Aliás, a descrição das grandezas e pequenezas familiares são a "cereja do bolo" desse livro. Todos familiares são retratados com respeito, mas sem indulgência. Não há medo de se expor. A grande artista sabia que toda forma de autoexposição pode ser feita de forma rica, complexa em seu conteúdo e análise e direta na sua descrição.

Algo muito diferente aconteceu em outras autobiografias não tão competentes. Um caso de livro de memórias claramente insatisfatório foi o escrito pelo grande Erasmo Carlos, em 2009, intitulado "Minha Fama de Mau". Chapa branca, a biografia passa pano para polêmicas, despreza implicações de acontecimentos paradigmáticos da trajetória de Erasmo e não adentra momentos íntimos e complexos de sua vida pessoal. Uma pena que Erasmo não tenha tido a sapiência de Rita para escrever com leveza (e complexidade) sobre acontecimentos pessoais tão marcantes, como o suicídio de sua mulher nos anos 90. Como Erasmo, que passou a vida compondo sobre o amor, foi afetado por esse episódio? A depender de "Minha Fama de Mau", quase nada sabemos.

Algo semelhante aconteceu na autobiografia de Gilberto Gil —escrita em parceria com a jornalista Regina Zappa em 2013. Intitulada "Gilberto de Perto", a autobiografia engana o leitor ao apresentar um artista tão distante quanto simploriamente retratado.

Em 22 de maio próximo será lançado "Rita Lee: outra biografia", data programada antes da morte da artista. Pelo que já se conhece do conteúdo, Rita manterá o tom irônico, debochado e sem autoindulgência, mas sempre reflexivo e autocrítico. Promete ser um livro a balançar meu ranking pessoal de autobiografias musicais.

Indiscutivelmente, a meu ver, "Verdade Tropical", publicada por Caetano Veloso em 1997, é a primeira colocada. Com um texto ao mesmo tempo introspectivo e extrovertido, Caetano conseguiu mostrar-se tão competente como literato quanto o músico que é. Com uma prosa fluida, mas sem simplismos, dá-nos uma visão íntima de sua vida até 1972, quando voltou do exílio e concluiu a narrativa. Aguardamos a "parte 2" de suas memórias, uma que se ocupe da carreira do baiano do momento que voltou do exílio até os dias de hoje.

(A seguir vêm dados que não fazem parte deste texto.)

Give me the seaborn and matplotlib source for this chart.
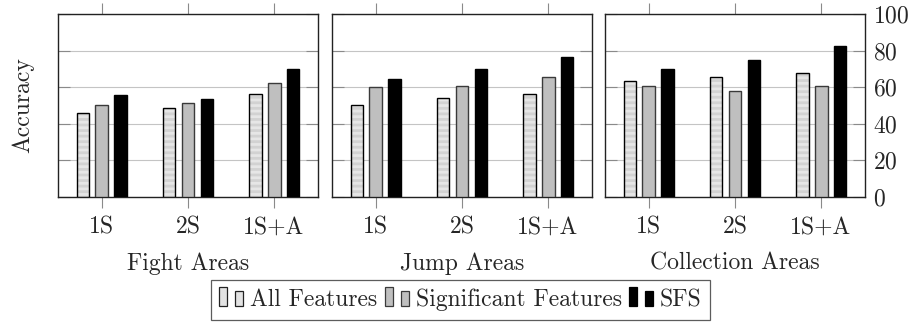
import numpy as np
import pandas as pd
import matplotlib
matplotlib.use("Agg")
import matplotlib.pyplot as plt
import seaborn as sns
from matplotlib.patches import Rectangle
from matplotlib.legend_handler import HandlerBase

# Datos
areas = ["Fight Areas", "Jump Areas", "Collection Areas"]
settings = ["1S", "2S", "1S+A"]
methods = ["All Features", "Significant Features", "SFS"]

all_features = [[45.7, 48.8, 56.5], [50.4, 54.1, 56.5], [63.6, 65.4, 67.6]]
significant = [[50.1, 51.2, 62.3], [59.9, 60.8, 65.7], [60.8, 57.7, 60.8]]
sfs = [[55.6, 53.4, 70.1], [64.7, 69.8, 76.5], [69.8, 74.9, 82.5]]

yticks = [0, 20, 40, 60, 80, 100]

rows = []
for i, area in enumerate(areas):
    for j, s in enumerate(settings):
        rows.append((area, s, methods[0], all_features[i][j]))
        rows.append((area, s, methods[1], significant[i][j]))
        rows.append((area, s, methods[2], sfs[i][j]))
df = pd.DataFrame(rows, columns=["Area", "Setting", "Method", "Accuracy"])

sns.set_theme(style="white")
plt.rcParams["font.family"] = ["cmr10", "DejaVu Serif"]
plt.rcParams["axes.formatter.use_mathtext"] = True
plt.rcParams["hatch.linewidth"] = 2.0

FS = 17
face = {"All Features": "#e6e6e6", "Significant Features": "#bfbfbf", "SFS": "#000000"}
edge = {"All Features": "#000000", "Significant Features": "#3a3a3a", "SFS": "#000000"}
hatch_col = "#d2d2d2"

fig = plt.figure(figsize=(9.11, 3.22), dpi=100)
W, H = 911, 322
lefts = [58, 332, 605]
pw = 260
bottom, top = 197, 14

for k, area in enumerate(areas):
    ax = fig.add_axes([lefts[k] / W, 1 - bottom / H, pw / W, (bottom - top) / H])
    sub = df[df["Area"] == area]
    sns.barplot(data=sub, x="Setting", y="Accuracy", hue="Method",
                order=settings, hue_order=methods, palette=face,
                width=0.66, gap=0.32, legend=False, ax=ax, zorder=3)
    # bordes y patrón de rayas
    for cont, m in zip(ax.containers, methods):
        for p in cont:
            if m == "All Features":
                p.set_edgecolor(hatch_col)
                p.set_linewidth(0)
                p.set_hatch("---")
                r = Rectangle(p.get_xy(), p.get_width(), p.get_height(),
                              fill=False, edgecolor="#000000", lw=1.0, zorder=4)
                ax.add_patch(r)
            else:
                p.set_edgecolor(edge[m])
                p.set_linewidth(1.0)
    ax.set_xlim(-0.51, 2.51)
    ax.set_ylim(0, 100)
    ax.set_yticks(yticks)
    ax.yaxis.grid(True, color="#c4c4c4", lw=0.8, zorder=0)
    ax.set_axisbelow(True)
    ax.tick_params(axis="y", which="both", direction="in", length=8.5, width=0.8,
                   color="#8a8a8a", left=True, right=True, labelleft=False,
                   labelright=(k == 2), labelsize=FS, pad=6)
    ax.tick_params(axis="x", direction="out", length=8, width=0.8, color="#8a8a8a",
                   top=True, bottom=True, labelsize=FS, pad=6)
    for sp in ax.spines.values():
        sp.set_color("#222222")
        sp.set_linewidth(1.0)
    ax.set_xlabel(area, fontsize=FS, labelpad=10)
    if k == 0:
        ax.set_ylabel("Accuracy", fontsize=FS, labelpad=17)
    else:
        ax.set_ylabel("")


class HandlerTwoBars(HandlerBase):
    def __init__(self, fc, ec):
        super().__init__()
        self.fc, self.ec = fc, ec

    def create_artists(self, legend, orig_handle, xdescent, ydescent, width, height,
                       fontsize, trans):
        bw = fontsize * 0.34
        arts = []
        for x0, h in [(0, fontsize * 0.8), (fontsize * 0.68, fontsize * 0.64)]:
            r = Rectangle((x0 - xdescent, -ydescent), bw, h,
                          facecolor=self.fc, edgecolor=self.ec, lw=0.9, transform=trans)
            arts.append(r)
        return arts


handles = [Rectangle((0, 0), 1, 1) for _ in methods]
handler_map = {handles[0]: HandlerTwoBars("#e3e3e3", "#222222"),
               handles[1]: HandlerTwoBars("#bfbfbf", "#3a3a3a"),
               handles[2]: HandlerTwoBars("#000000", "#000000")}
leg = fig.legend(handles, methods, handler_map=handler_map, loc="center",
                 bbox_to_anchor=(460.5 / W, 1 - 300 / H), ncol=3, fontsize=FS,
                 frameon=True, fancybox=False, edgecolor="#333333",
                 handlelength=1.02, handletextpad=0.3,
                 columnspacing=0.3, borderpad=0.35, borderaxespad=0)
leg.get_frame().set_linewidth(0.9)

fig.savefig("out.png", dpi=100)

Em segundo lugar está o livro de Rita lançado em 2016, uma obra invejável.

Em terceiro lugar coloco "Minhas Duas Estrelas", do cantor Pery Ribeiro, cantor de destaque da bossa nova. Nesse livro sensacional, Pery conta suas memórias de filho dos cantores Dalva de Oliveira e Herivelto Martins. Seus pais viveram intensamente o amor no início da era do rádio e separaram-se com muitas rusgas. O desquite virou pauta pública quando ambos cantaram diversas canções caluniando-se.

Tudo isso fez a infância do menino Pery ser um misto de admiração pelos pais e de ódio pela situação de constantes conflitos em que viviam. Pery soube ser reflexivo, generoso e ao mesmo tempo justo com seus leitores ao explanar sobre sentimentos e percepções que talvez só coubessem num divã. Apesar de tudo, Pery não renegou a música e tornou-se famoso por ser o primeiro a gravar "Garota de Ipanema", em 1963. Sua autobiografia é um livraço.

O fato de alguém ser um grande artista não necessariamente o torna capaz de produzir uma grande autobiografia. Para isso é preciso intimidade com a palavra escrita e introspecção para refletir criticamente sobre a própria vida. E, sobretudo, é preciso não se autocensurar.

Rita, essa grande artista, conseguiu ser magnânima até no apagar das luzes. Fará falta tanto para os amantes de suas músicas quanto de seus livros.